Interrogée sur le déroulement de l’épidémie de grippe, le Pr Sylvie Van der Werf (directrice du centre national de référence France Nord pour la grippe à l’Institut Pasteur), tient à dégonfler un mythe colporté par les médias : cette grippe n’a pas été d’une gravité exceptionnelle : « D’autres épidémies de grippe aussi sévères ont déjà été vues en France. Il s’agit en revanche d’une épidémie d’ampleur “assez importante” qui a touché particulièrement les personnes âgées. »
Une surmortalité incontestable
En effet, la grippe 2015 est due en majorité à un virus de type H3N2 dont on sait qu’il touche plus particulièrement les seniors, particulièrement fragiles. Les virus grippaux sont à 61% du virus A(H3N2), à 21% du virus A(H1N1), le reste étant du A et du B. Les virus A(H3N2) se distribuent en deux groupes. Le premier est proche de la souche vaccinale alors que le second, non couvert par le vaccin, dépasse 50% des virus A(H3N2). D’où des hospitalisations plus importantes cette année par rapport aux précédentes. Et un nombre de décès plus important. S’il est difficile de relier directement à la grippe l’excès de mortalité hivernale de 8?500 décès constaté au 4 mars par l’InVs, une surmortalité liée à cette affection, même difficilement chiffrable, est incontestable.
Autre cause de l’ampleur de l’épidémie, la présence cette année de virus circulants, variants pour une part d’entre eux par rapport aux virus présents dans le vaccin. Avec, comme résultats, un niveau de protection conféré par la vaccination bien moindre que celui attendu (efficacité de 20 à 25%). Ceci est lié au fait que la composition vaccinale est décidée mi- février pour un vaccin qui sera mis dans les officines début octobre. Or le virus grippal varie en permanence. Des variants antigéniques sont ainsi apparus au cours de l’été pendant l’hiver austral, impossibles à’anticiper. Ces virus ont cependant été inclus au mois de septembre dans la composition vaccinale du vaccin destiné à l’hémisphère sud.

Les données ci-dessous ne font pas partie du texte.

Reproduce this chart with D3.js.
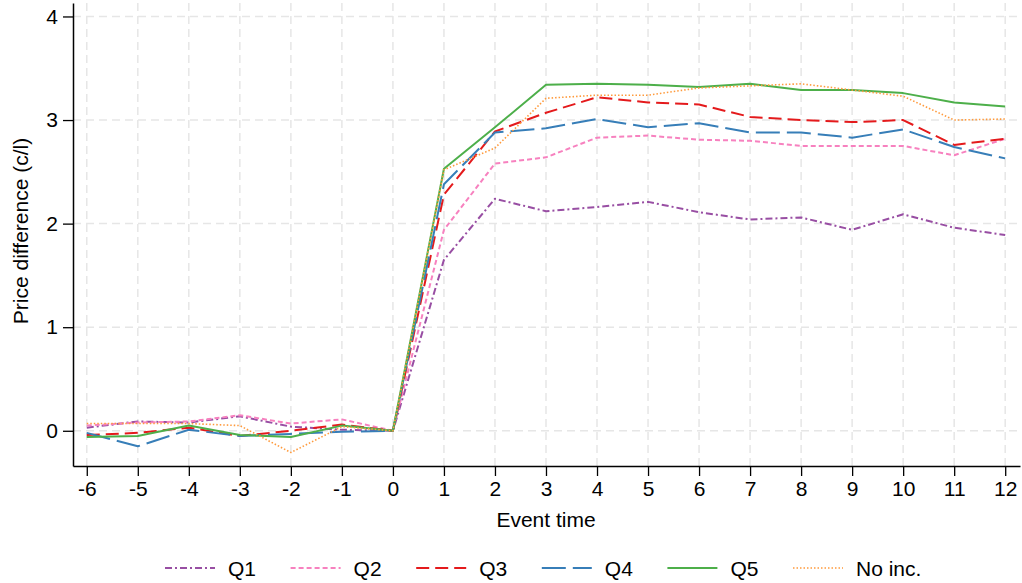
<!DOCTYPE html>
<html>
<head>
<meta charset="utf-8">
<script src="https://cdn.jsdelivr.net/npm/d3@7"></script>
<style>
  body { margin: 0; background: #fff; }
  svg { display: block; font-family: "Liberation Sans", Arial, sans-serif; }
</style>
</head>
<body>
<svg id="chart" width="1022" height="583"></svg>
<script>
// event time -6 .. 12
const eventTime = [-6, -5, -4, -3, -2, -1, 0, 1, 2, 3, 4, 5, 6, 7, 8, 9, 10, 11, 12];

const q1 = [0.03, 0.09, 0.08, 0.14, 0.04, 0.01, 0, 1.65, 2.24, 2.12, 2.16, 2.21, 2.11, 2.04, 2.06, 1.94, 2.09, 1.96, 1.89];
const q2 = [0.05, 0.08, 0.09, 0.15, 0.07, 0.11, 0, 1.94, 2.58, 2.64, 2.83, 2.85, 2.81, 2.80, 2.75, 2.75, 2.75, 2.66, 2.82];
const q3 = [-0.04, -0.02, 0.03, -0.05, 0.0, 0.06, 0, 2.28, 2.89, 3.07, 3.22, 3.17, 3.15, 3.03, 3.00, 2.98, 3.00, 2.76, 2.82];
const q4 = [-0.02, -0.15, 0.01, -0.05, -0.03, -0.01, 0, 2.38, 2.88, 2.92, 3.01, 2.93, 2.97, 2.88, 2.88, 2.83, 2.91, 2.74, 2.63];
const q5 = [-0.06, -0.05, 0.05, -0.04, -0.06, 0.05, 0, 2.53, 2.93, 3.34, 3.35, 3.34, 3.32, 3.35, 3.29, 3.29, 3.26, 3.17, 3.13];
const noInc = [0.07, 0.07, 0.07, 0.05, -0.21, 0.04, 0, 2.52, 2.73, 3.21, 3.24, 3.24, 3.31, 3.33, 3.35, 3.29, 3.23, 3.00, 3.01];

const seriesNames = [`Q1`, `Q2`, `Q3`, `Q4`, `Q5`, `No inc.`];
const seriesValues = [q1, q2, q3, q4, q5, noInc];
const yTicks = [0, 1, 2, 3, 4];

const colors = [`#984ea3`, `#f781bf`, `#e41a1c`, `#377eb8`, `#4daf4a`, `#ff9a3c`];
const dashes = [`7,3,2,3`, `5,3`, `13,6`, `24,7`, null, `1.5,2`];
const widths = [2, 2, 2, 2, 2, 1.6];

const svg = d3.select(`#chart`);
const fontSize = `21px`;

const plotLeft = 73, plotRight = 1020, plotTop = 3, plotBottom = 466;

const x = d3.scaleLinear()
    .domain([-6.27, 12.29])
    .range([plotLeft, plotRight]);

const y = d3.scaleLinear()
    .domain([-0.34, 4.13])
    .range([plotBottom, plotTop]);

// grid
const grid = svg.append(`g`)
    .attr(`stroke`, `#e6e6e6`)
    .attr(`stroke-width`, 1.5)
    .attr(`stroke-dasharray`, `8,5`);

grid.selectAll(`line.gx`)
    .data(eventTime)
    .enter().append(`line`)
        .attr(`x1`, d => x(d))
        .attr(`x2`, d => x(d))
        .attr(`y1`, plotTop)
        .attr(`y2`, plotBottom);

grid.selectAll(`line.gy`)
    .data(yTicks)
    .enter().append(`line`)
        .attr(`x1`, plotLeft)
        .attr(`x2`, plotRight)
        .attr(`y1`, d => y(d))
        .attr(`y2`, d => y(d));

// axes (plain hyphen for negatives, like the original)
const plain = d => `${d}`;

const xAxis = d3.axisBottom(x)
    .tickValues(eventTime)
    .tickFormat(plain)
    .tickSizeInner(10)
    .tickSizeOuter(0)
    .tickPadding(5);

const yAxis = d3.axisLeft(y)
    .tickValues(yTicks)
    .tickFormat(plain)
    .tickSizeInner(10)
    .tickSizeOuter(0)
    .tickPadding(5);

const gx = svg.append(`g`)
    .attr(`transform`, `translate(0, ${plotBottom})`)
    .call(xAxis);

const gy = svg.append(`g`)
    .attr(`transform`, `translate(${plotLeft}, 0)`)
    .call(yAxis);

[gx, gy].forEach(g => {
    g.selectAll(`text`)
        .attr(`font-size`, fontSize)
        .attr(`font-family`, `"Liberation Sans", Arial, sans-serif`)
        .attr(`fill`, `#000`);
    g.selectAll(`line`).attr(`stroke`, `#000`).attr(`stroke-width`, 1.3);
    g.select(`.domain`).attr(`stroke`, `#000`).attr(`stroke-width`, 1.5);
});

// lines
const line = d3.line()
    .x((d, i) => x(eventTime[i]))
    .y(d => y(d));

seriesValues.forEach((vals, k) => {
    svg.append(`path`)
        .datum(vals)
        .attr(`fill`, `none`)
        .attr(`stroke`, colors[k])
        .attr(`stroke-width`, widths[k])
        .attr(`stroke-dasharray`, dashes[k])
        .attr(`stroke-linejoin`, `round`)
        .attr(`d`, line);
});

// axis titles
svg.append(`text`)
    .attr(`x`, x(3))
    .attr(`y`, 527)
    .attr(`text-anchor`, `middle`)
    .attr(`font-size`, fontSize)
    .text(`Event time`);

svg.append(`text`)
    .attr(`transform`, `translate(28, 231) rotate(-90)`)
    .attr(`text-anchor`, `middle`)
    .attr(`font-size`, fontSize)
    .text(`Price difference (c/l)`);

// legend
const legend = svg.append(`g`)
    .selectAll(`g`)
    .data(seriesNames)
    .enter().append(`g`)
        .attr(`transform`, (d, i) => `translate(${165 + i * 125.6}, 568)`);

legend.append(`line`)
    .attr(`x1`, 0)
    .attr(`x2`, 50)
    .attr(`stroke`, (d, i) => colors[i])
    .attr(`stroke-width`, (d, i) => widths[i])
    .attr(`stroke-dasharray`, (d, i) => dashes[i]);

legend.append(`text`)
    .attr(`x`, 63)
    .attr(`y`, 8)
    .attr(`font-size`, fontSize)
    .text(d => d);
</script>
</body>
</html>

Et « il n’est malheureusement pas possible d’ “adapter” le vaccin en cours de route du fait des délais de production des souches vaccinales, des réactifs susceptibles de les contrôler et, surtout, du temps nécessaire pour produire, les doses nécessaires pour vacciner la population », souligne Sylvie Van der Werf. En revanche, pour le Pr Bruno Lina (hospices civils de Lyon, responsable du Centre national de référence sur la grippe), « conformément aux préconisations gouvernementales, l’emploi du Tamiflu® a été deux ou trois fois plus important que les années précédentes ».
Troisième facteur expliquant l’importance de l’épidémie, selon Bruno Lina, « la vaccination insuffisante des groupes à risques?» . Environ 50 à 52% des personnes composant ces groupes ont été vaccinées, soit un sur deux. Or, en 2009, ce taux était de 65%, soit presque deux sur trois.
27 % des personnes qui se faisaient vacciner ne le font plus
Cette baisse de vaccination rejoint d’ailleurs une tendance plus générale de la population française où on est aujourd’hui à 20% de vaccination chez les plus de de 15 ans, alors que ce taux était de 25% en 2009. 27% des personnes qui se faisaient vacciner auparavant ne le font donc plus. En cause, selon Bruno Lina, la propagation des discours anti-vaccinaux, un certain nombre d’articles scientifiques négatifs sur le vaccin et la dévalorisation de la vaccination lors de la pandémie de grippe A.
Enfin, concernant la polémique sur une prétendue impréparation des autorités sanitaires, lancée par les urgentistes de l’Amuf, le Pr Lina estime qu’il y a probablement eu un défaut d’organisation de certains hôpitaux, dû en grande partie à leur fonctionnement à flux tendu. « Il aurait fallu être capable de libérer des lits à l’avance, mais étant donné les restrictions financières, c’est difficile », dénonce-t-il. Tout en soulignant que les urgentistes, en lançant cette controverse, y avaient peut-être quelque intérêt.